A lawyer representing the owner of a property at Weed and Elm Streets, site of a planned 102-unit multifamily redevelopment, is appealing a municipal body’s decision last month to deny a proposed relocated sewer connection. The Board of Finance, in its role as New Canaan’s Water Pollution Control Authority, violated state law in its “illegal” denial, which was “an abuse of discretion and/or not supported by substantial evidence in the records” for several reasons, according to a complaint filed in state Superior Court by attorney Tim Hollister of Hartford-based Hinckley Allen. The property at 751 Weed St. is already connected to the town’s sewer system, “ample sewer capacity exists for the proposed use” and “no system extension is proposed,” Hollister said in the complaint, received Monday by the Town Clerk’s office. “[T]here are no engineering impediments to connecting,” the complaint said, the sewer extension will be privately funded and “the applicants have a right to approval and the WPCA has a non-discretionary / ministerial obligation to grant the application.”

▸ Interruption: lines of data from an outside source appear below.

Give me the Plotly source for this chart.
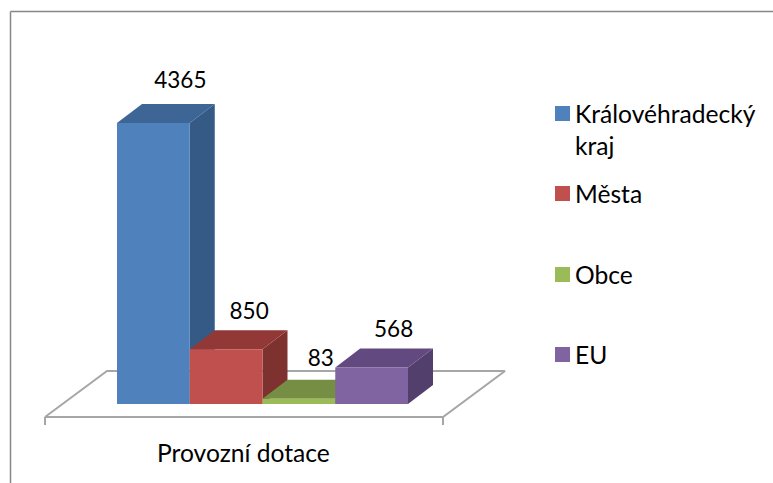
import plotly.graph_objects as go

# values
categories = ["Královéhradecký<br>kraj", "Města", "Obce", "EU"]
values = [4365, 850, 83, 568]
group_label = "Provozní dotace"

front_colors = ["#4F81BD", "#C0504D", "#9BBB59", "#8064A2"]
top_colors = ["#3D6595", "#923937", "#768E43", "#62497F"]
side_colors = ["#345A85", "#7D3230", "#657A3A", "#533F6C"]

WIDTH, HEIGHT = 773, 483
FONT = "Lato"
LABEL_SIZE = 22.5
TEXT_SIZE = 24.6

# pixel scale of the two axes
PX_PER_BAR = 72.75
PX_PER_VALUE = 281 / 4365
LEFT_PX, BASE_PX = 117, 404
DEPTH_X = 25 / PX_PER_BAR
DEPTH_Y = 19 / PX_PER_VALUE

# nudges of the value labels, in pixels
label_shift_x = [2, -2, -3, -3]
label_lift = [10, 6, 8, 6]


def to_u(px):
    return (px - LEFT_PX) / PX_PER_BAR


def to_v(py):
    return (BASE_PX - py) / PX_PER_VALUE


def add_face(fig, xs, ys, color):
    fig.add_trace(
        go.Scatter(
            x=xs + xs[:1],
            y=ys + ys[:1],
            mode="lines",
            line=dict(width=0, color=color),
            fill="toself",
            fillcolor=color,
            hoverinfo="skip",
            showlegend=False,
        )
    )


fig = go.Figure()

# floor outline and the two end ticks
floor_x = [to_u(45), to_u(107), to_u(505), to_u(443), to_u(45)]
floor_y = [to_v(417), to_v(371), to_v(371), to_v(417), to_v(417)]
fig.add_trace(
    go.Scatter(
        x=floor_x,
        y=floor_y,
        mode="lines",
        line=dict(color="#A6A6A6", width=2),
        hoverinfo="skip",
        showlegend=False,
    )
)
for tick_px in [45, 443]:
    fig.add_trace(
        go.Scatter(
            x=[to_u(tick_px), to_u(tick_px)],
            y=[to_v(417), to_v(425)],
            mode="lines",
            line=dict(color="#A6A6A6", width=2),
            hoverinfo="skip",
            showlegend=False,
        )
    )

# bars left to right so that each one covers the faces behind it
for i, value in enumerate(values):
    left, right = i, i + 1
    add_face(
        fig,
        [right, right + DEPTH_X, right + DEPTH_X, right],
        [0, DEPTH_Y, value + DEPTH_Y, value],
        side_colors[i],
    )
    add_face(
        fig,
        [left, left + DEPTH_X, right + DEPTH_X, right],
        [value, value + DEPTH_Y, value + DEPTH_Y, value],
        top_colors[i],
    )
    add_face(fig, [left, right, right, left], [0, 0, value, value], front_colors[i])

fig.add_trace(
    go.Scatter(
        x=[i + 0.5 + DEPTH_X + label_shift_x[i] / PX_PER_BAR for i in range(len(values))],
        y=[v + DEPTH_Y + label_lift[i] / PX_PER_VALUE for i, v in enumerate(values)],
        mode="text",
        text=[str(v) for v in values],
        textposition="top center",
        textfont=dict(family=FONT, size=LABEL_SIZE, color="#000000"),
        hoverinfo="skip",
        showlegend=False,
    )
)

fig.add_annotation(
    x=to_u(243),
    y=to_v(452),
    text=group_label,
    showarrow=False,
    font=dict(family=FONT, size=TEXT_SIZE, color="#000000"),
)

# legend: swatch and label per category
legend_tops = [106, 186, 267, 347]
for name, color, top in zip(categories, front_colors, legend_tops):
    fig.add_shape(
        type="rect",
        xref="paper",
        yref="paper",
        x0=555 / WIDTH,
        x1=570 / WIDTH,
        y0=1 - top / HEIGHT,
        y1=1 - (top + 15) / HEIGHT,
        fillcolor=color,
        line_width=0,
    )
    fig.add_annotation(
        xref="paper",
        yref="paper",
        x=573 / WIDTH,
        y=1 - (top - 9) / HEIGHT,
        xanchor="left",
        yanchor="top",
        align="left",
        text=name,
        showarrow=False,
        font=dict(family=FONT, size=TEXT_SIZE, color="#000000"),
    )

# chart frame, only top and left are in view
frame_color = "#868686"
fig.add_shape(type="line", xref="paper", yref="paper", x0=10.5 / WIDTH, x1=1,
              y0=1 - 11.5 / HEIGHT, y1=1 - 11.5 / HEIGHT, line=dict(color=frame_color, width=1.5))
fig.add_shape(type="line", xref="paper", yref="paper", x0=10.5 / WIDTH, x1=10.5 / WIDTH,
              y0=0, y1=1 - 11.5 / HEIGHT, line=dict(color=frame_color, width=1.5))

fig.update_layout(
    width=WIDTH,
    height=HEIGHT,
    margin=dict(l=0, r=0, t=0, b=0),
    paper_bgcolor="#FFFFFF",
    plot_bgcolor="#FFFFFF",
    showlegend=False,
    xaxis=dict(visible=False, range=[to_u(0), to_u(WIDTH)], fixedrange=True),
    yaxis=dict(visible=False, range=[to_v(HEIGHT), to_v(0)], fixedrange=True),
)

fig.write_html(
    "out.html",
    config={"displayModeBar": False},
    post_script="document.body.style.margin = '0';",
)
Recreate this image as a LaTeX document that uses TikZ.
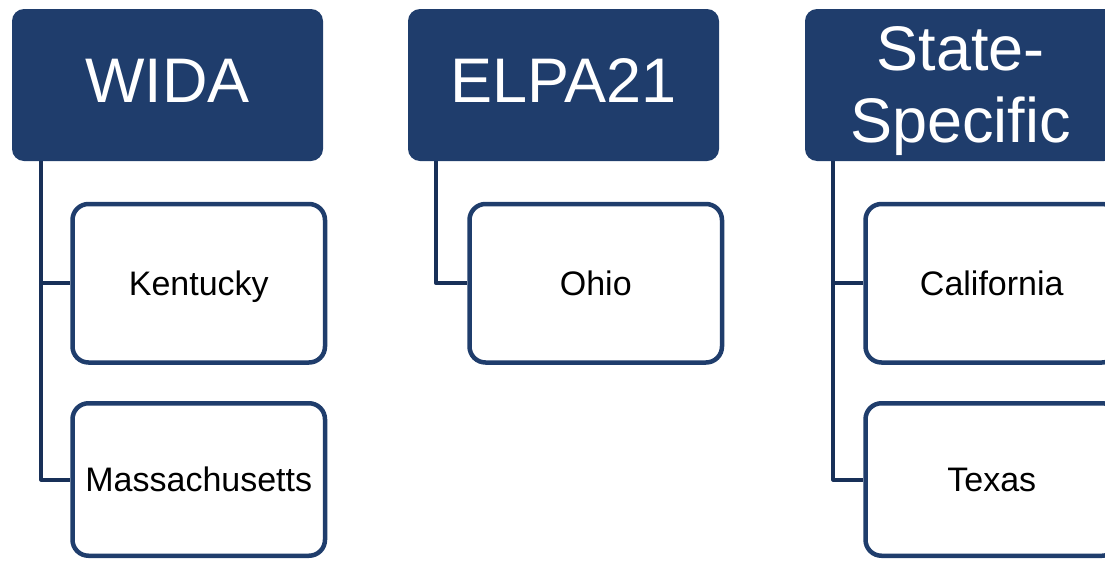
\documentclass[tikz,border=0pt]{standalone}
\usepackage{fontspec}
\setmainfont{Liberation Sans}
\usetikzlibrary{calc,backgrounds}
\definecolor{navy}{RGB}{31,61,108}
\definecolor{linenavy}{RGB}{24,48,88}
\tikzset{
  header/.style={rectangle, rounded corners=12pt, fill=navy, text=white,
    minimum width=311pt, minimum height=152pt, inner sep=0pt,
    font=\fontsize{63}{72}\selectfont, align=center},
  child/.style={rectangle, rounded corners=16pt, draw=navy, fill=white, line width=4.5pt,
    minimum width=252.5pt, inner sep=0pt, text=black,
    font=\fontsize{34}{40}\selectfont, text height=24.4pt, text depth=0pt},
  conn/.style={draw=linenavy, line width=4pt, line join=round}
}
\begin{document}
\begin{tikzpicture}[x=1pt,y=-1pt]
\useasboundingbox (0,0) rectangle (1105,560);
\clip (0,0) rectangle (1105,560);
% headers
\node[header, text depth=9pt] (wida) at (167.5,85) {WIDA};
\node[header, text depth=9pt] (elpa) at (563.5,85) {ELPA21};
\node[header] (state) at (960.5,85) {\raisebox{-7pt}[\height][\depth]{\begin{tabular}{@{}c@{}}State-\\Specific\end{tabular}}};
% connector start points
\coordinate (w0) at ($(wida.south west)+(29.5,-2.5)$);
\coordinate (e0) at ($(elpa.south west)+(28.5,-2.5)$);
\coordinate (s0) at ($(state.south west)+(28.5,-2.5)$);
% children
\node[child, minimum height=158.5pt] (ken) at (198.75,283.25) {Kentucky};
\node[child, minimum height=152.5pt] (mass) at (198.75,479.5) {Massachusetts};
\node[child, minimum height=158.5pt] (ohio) at (595.75,283.25) {Ohio};
\node[child, minimum height=158.5pt] (cal) at (991.75,283.25) {California};
\node[child, minimum height=152.5pt] (tex) at (991.75,479.5) {Texas};
% connectors behind the boxes
\begin{pgfonlayer}{background}
\path[conn] (w0) |- (ken.west);
\path[conn] (w0) |- (mass.west);
\path[conn] (e0) |- (ohio.west);
\path[conn] (s0) |- (cal.west);
\path[conn] (s0) |- (tex.west);
\end{pgfonlayer}
\end{tikzpicture}
\end{document}
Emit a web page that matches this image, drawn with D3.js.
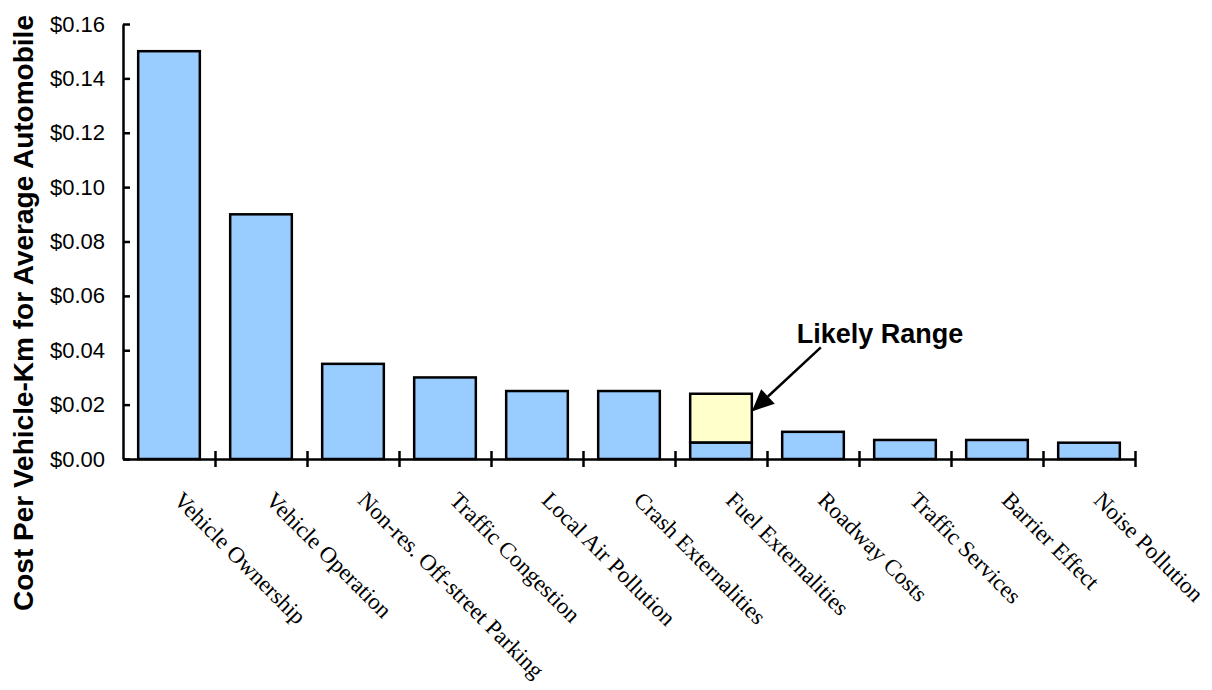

“In denying the application, the WPCA illegally used sewer system access to control or regulate land use, which is beyond its statutory authority,” Hollister said in the complaint, and the denial was also “pre-textual in the sense that the record shows that its stated denial reasons were not the actual factors that resulted in the decision.”
“The record contains no factual or legal basis for detail of the application,” the complaint said.